Examine the PDP-11 instruction set. Write an assembly routine to reverse a string in memory using autoincrement and autodecrement addressing modes.
Trace through what happens when you type ls | grep foo | wc -l in a Unix shell. How many fork() and exec() calls are made? How many pipes are created?
Compare Unix v6 (available freely online) with Linux 0.01. What's the same? What architectural concepts did Torvalds preserve? What did he change?
Research why 4.2BSD's fast filesystem (FFS) was faster than earlier Unix filesystems. What allocation policy changes made the difference? How does modern ext4 compare to FFS in design?

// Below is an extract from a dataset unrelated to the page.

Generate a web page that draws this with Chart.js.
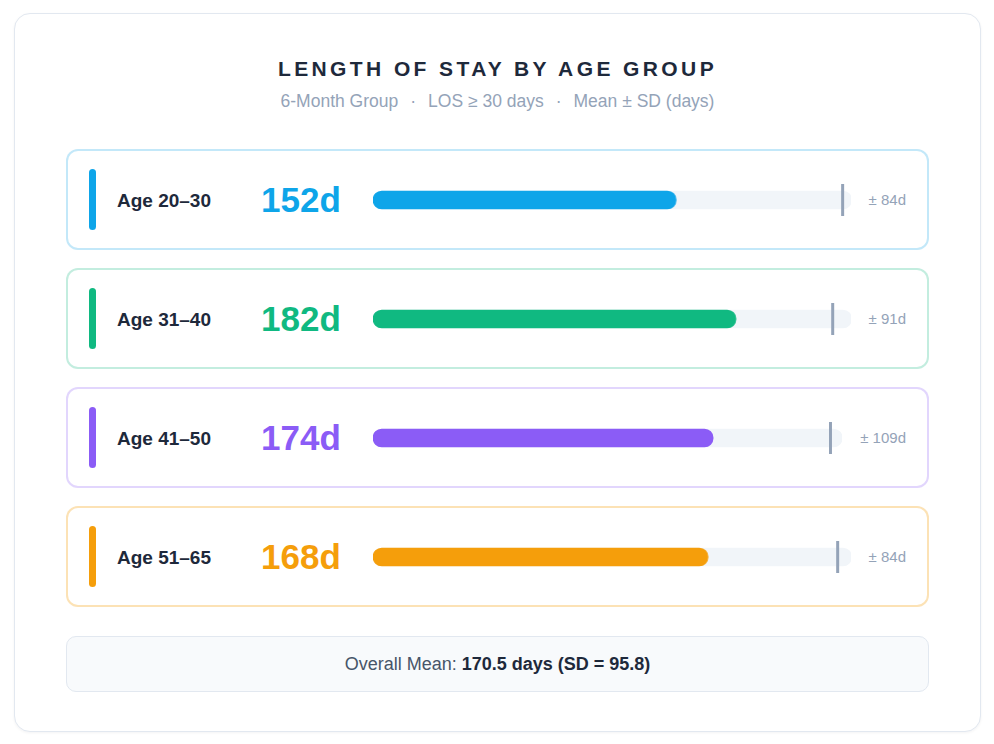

The VAX had a 32-bit address space but split it into system and user halves. How does this compare to how modern x86-64 Linux splits its 48-bit virtual address space?

References

Ritchie, D.M. and Thompson, K. (1974). "The UNIX Time-Sharing System." Communications of the ACM. 17(7).
Kernighan, B.W. and Ritchie, D.M. (1978). The C Programming Language. Prentice Hall.
Lions, J. (1977). A Commentary on the UNIX Operating System. (Formally published 1996, Peer-to-Peer Communications.)
Kidder, T. (1981). The Soul of a New Machine. Little, Brown and Company.
McKusick, M.K. et al. (1996). The Design and Implementation of the 4.4BSD Operating System. Addison-Wesley.
Severance, C. (2005). "Bill Joy: A Programmer's Programmer." IEEE Computer.
Bell, G. et al. (1978). "Computer Engineering: A DEC View of Hardware Systems Design." Digital Press.
Salus, P.H. (1994). A Quarter Century of UNIX. Addison-Wesley.